Newaygo County Circuit Judge Terrence Thomas warned last spring the road ends were meant for swimming and temporary recreational access including fishing and launching small boats. A dock can be installed, but picnicking, sunbathing and overnight boat mooring aren't allowed.
Thomas cracked down during the off season. The names of more than 100 boat owners who violated his orders last summer were provided to the judge, Carey said. Most weren't punished after agreeing to never do it again. About a dozen got fined after unsuccessfully arguing their innocence before the judge.

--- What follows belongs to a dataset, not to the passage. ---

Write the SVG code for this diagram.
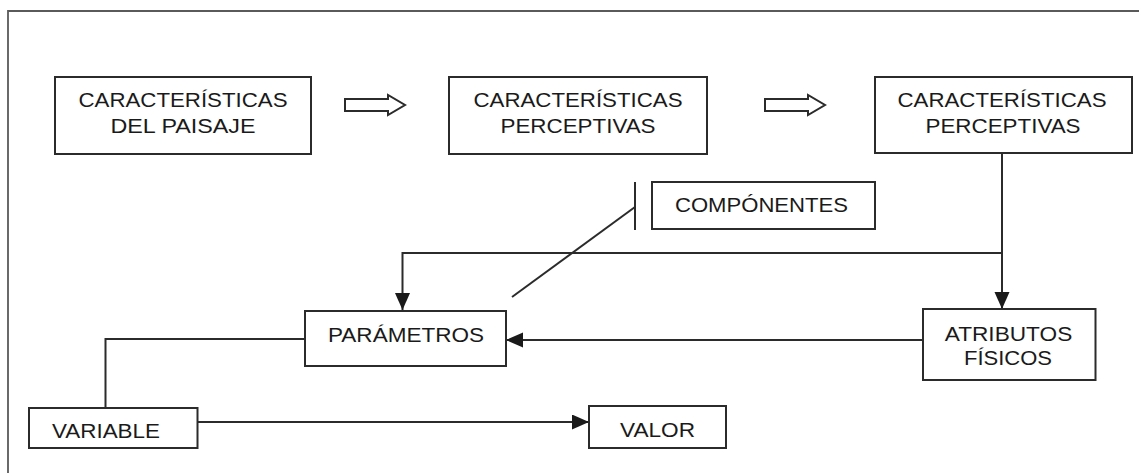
<svg xmlns="http://www.w3.org/2000/svg" width="1139" height="473" viewBox="0 0 1139 473">
<style>
.box{fill:#fff;stroke:#2b2b2b;stroke-width:2}
.t{font-family:"Liberation Sans",Arial,sans-serif;font-size:20.5px;fill:#1a1a1a;text-anchor:middle}
.ln{fill:none;stroke:#2b2b2b;stroke-width:2}
.hol{fill:#fff;stroke:#2b2b2b;stroke-width:2;stroke-linejoin:miter}
</style>
<defs>
<marker id="ah" markerUnits="userSpaceOnUse" markerWidth="18" markerHeight="16" refX="17" refY="7.5" orient="auto">
<path d="M0,0 L17,7.5 L0,15 z" fill="#1a1a1a"/>
</marker>
</defs>
<rect x="0" y="0" width="1139" height="473" fill="#fff"/>
<path d="M8,473 V11 H1139" fill="none" stroke="#5a5a5a" stroke-width="1.8"/>

<g id="connectors">
<polygon class="hol" points="345,99 388,99 388,95 405,105 388,115 388,111 345,111"/>
<polygon class="hol" points="765,99 808,99 808,95 825,105 808,115 808,111 765,111"/>
<path class="ln" d="M1002,153 V309" marker-end="url(#ah)"/>
<path class="ln" d="M1002,253 H402.5 V310" marker-end="url(#ah)"/>
<path class="ln" d="M923,340 H506" marker-end="url(#ah)"/>
<path class="ln" d="M305,339 H105.5 V408"/>
<path class="ln" d="M197.5,422 H589" marker-end="url(#ah)"/>
<path class="ln" d="M635,182 V230"/>
<path class="ln" d="M635,207 L512,297" stroke-width="1.6"/>
</g>

<g id="n1">
<rect class="box" x="55" y="77" width="256" height="77"/>
<text class="t" x="183" y="107" textLength="209" lengthAdjust="spacingAndGlyphs">CARACTERÍSTICAS</text>
<text class="t" x="183" y="133" textLength="145" lengthAdjust="spacingAndGlyphs">DEL PAISAJE</text>
</g>
<g id="n2">
<rect class="box" x="449" y="77" width="258" height="77"/>
<text class="t" x="578" y="107" textLength="209" lengthAdjust="spacingAndGlyphs">CARACTERÍSTICAS</text>
<text class="t" x="578" y="133" textLength="155" lengthAdjust="spacingAndGlyphs">PERCEPTIVAS</text>
</g>
<g id="n3">
<rect class="box" x="875" y="77" width="257" height="76"/>
<text class="t" x="1002" y="107" textLength="209" lengthAdjust="spacingAndGlyphs">CARACTERÍSTICAS</text>
<text class="t" x="1003" y="133" textLength="155" lengthAdjust="spacingAndGlyphs">PERCEPTIVAS</text>
</g>
<g id="n4">
<rect class="box" x="652" y="182" width="223" height="47"/>
<text class="t" x="761.5" y="212" textLength="173" lengthAdjust="spacingAndGlyphs">COMPÓNENTES</text>
</g>
<g id="n5">
<rect class="box" x="305" y="311" width="201" height="55"/>
<text class="t" x="406" y="342" textLength="156" lengthAdjust="spacingAndGlyphs">PARÁMETROS</text>
</g>
<g id="n6">
<rect class="box" x="923" y="309" width="172.5" height="71"/>
<text class="t" x="1008.5" y="341" textLength="127.5" lengthAdjust="spacingAndGlyphs">ATRIBUTOS</text>
<text class="t" x="1008" y="365" textLength="88" lengthAdjust="spacingAndGlyphs">FÍSICOS</text>
</g>
<g id="n7">
<rect class="box" x="29" y="408" width="168.5" height="40"/>
<text class="t" x="106" y="438" textLength="108" lengthAdjust="spacingAndGlyphs">VARIABLE</text>
</g>
<g id="n8">
<rect class="box" x="589" y="406" width="137" height="42"/>
<text class="t" x="657.5" y="437" textLength="75" lengthAdjust="spacingAndGlyphs">VALOR</text>
</g>
</svg>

"We aren't trying to keep people off the lakes. It's about respecting private property and public rights of everyone to use those road ends," said Pat Springstead, president of the Higgins Lakefront Property Owners Association and owner of Nemo's Bar in Detroit near Tiger Stadium. "They should not have special privileges on public land just because their grandfathers did."
That was essentially the argument posed by the seven men who pleaded no contest to violating a judge's ruling barring the creation of seasonal marinas with docks and hoists at the end of a road that terminates at a lake. An eighth man who argued he moored his boat in front of a public park was ordered to pay $750 in fines and court costs and barred from using Higgins Lake through 2006, although last week a judge relented and agreed to allow the man to use the lake again. At the end of that contentious November hearing, a Taylor woman was slapped with a $100 for cursing at the visiting judge.
Ric Federau, president of the Higgins Lake Civic Association that represents 1,200 back-lotters, said losing mooring privileges will hurt off-lake property values.
"This is a war of front-lotters against back-lotters," Federau said. "There are more than 400 displaced boats now on Higgins Lake. That's a lot of frustrated people who are thinking this is a judge legislating from the bench."